What made the case so hard for Trump to spin away was that the facts kept refusing to shrink into a tidy legal theory. The government had already made clear that the search was part of an effort to recover presidential records and determine whether sensitive materials were being improperly retained. The court’s involvement reflected how serious the dispute had become, with a judge now acting as referee over privilege claims, classification issues, and the schedule for reviewing the seized material. That kind of judicial supervision is what happens when a fight is no longer just about who gets to see a document, but about whether the government believes someone may have unlawfully kept records that should have been returned. Trump could insist the search was overreach or an abuse of power, and his allies could dress the matter up as selective enforcement or a fishing expedition. But none of that changes the central burden hanging over the former president: the records existed, they were found at Mar-a-Lago, and the government is still trying to determine what was there, who may have handled it, and whether the retention of those documents crossed a legal line. Even if no one can yet say where every branch of the case ends, the direction of travel is easy enough to see. This is not a clean exoneration story. It is an expanding custody fight over highly sensitive material that should never have become a clubhouse exhibit in the first place.
The political damage comes not just from the substance of the documents dispute, but from the endless, self-defeating way it keeps unfolding. A special master was supposed to buy time and perhaps create a sense of legitimacy around the review process. Instead, it has prolonged the public life of a story that already looked ugly on its face. Each hearing and filing keeps dragging the same uncomfortable question back to the surface: why were these records at Mar-a-Lago at all? Trump’s defenders can keep arguing about privilege, fairness, and the scope of government power, but those claims do not erase the optics of a former president in a prolonged legal fight over government documents recovered from his own property. The court’s handling of classified materials only heightens the seriousness, because it makes clear that the dispute is not some garden-variety records squabble. It is a conflict with possible criminal consequences, a national-security dimension, and a political cost that keeps compounding. The longer it drags on, the harder it becomes to describe the matter as a misunderstanding or an administrative hiccup. It looks more and more like what it has become: a legal swamp that keeps pulling Trump deeper every time his team tries to pull him out.

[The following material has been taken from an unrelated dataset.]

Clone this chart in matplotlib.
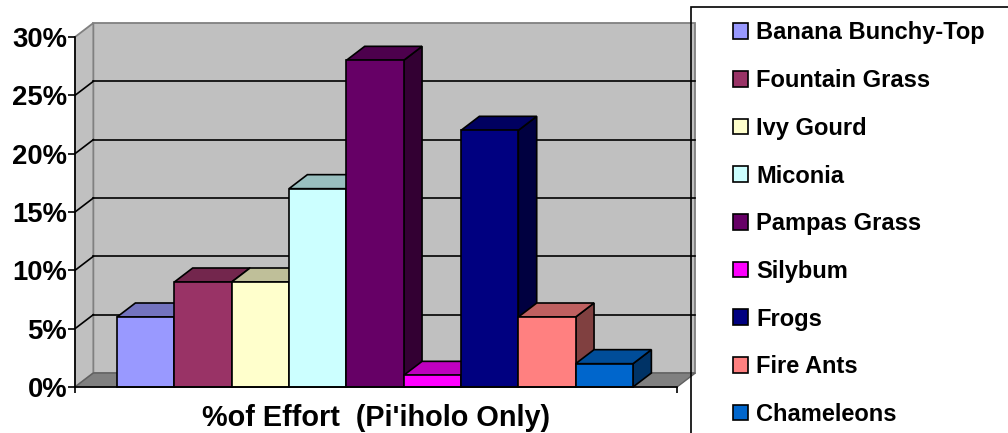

That is the larger problem for Trump and for anyone trying to rescue the optics around him. The legal process itself is now part of the punishment, at least politically, because it keeps forcing the public to revisit the same uncomfortable baseline facts. Agents searched Mar-a-Lago. Records were seized. Some of them were said to be classified or highly sensitive. A special master was appointed. The Justice Department objected. The court had to manage the handling of documents that should have been subject to strict government control. None of that sounds like a routine paperwork dispute, and it certainly does not sound like vindication. Instead, it suggests a former president trapped in an escalating fight over the custodianship of official records, with each move exposing a little more of the same problem. Even if Trump’s legal team can succeed on some procedural point, the broader narrative remains stubbornly unfavorable. The case keeps reminding the public that these documents were not where they were supposed to be, and that the former president is now spending precious time and legal capital arguing about what investigators may see. That is what makes this such a damaging mess. It is not just that Trump is in court. It is that the court is repeatedly confirming the existence of a problem he cannot make disappear.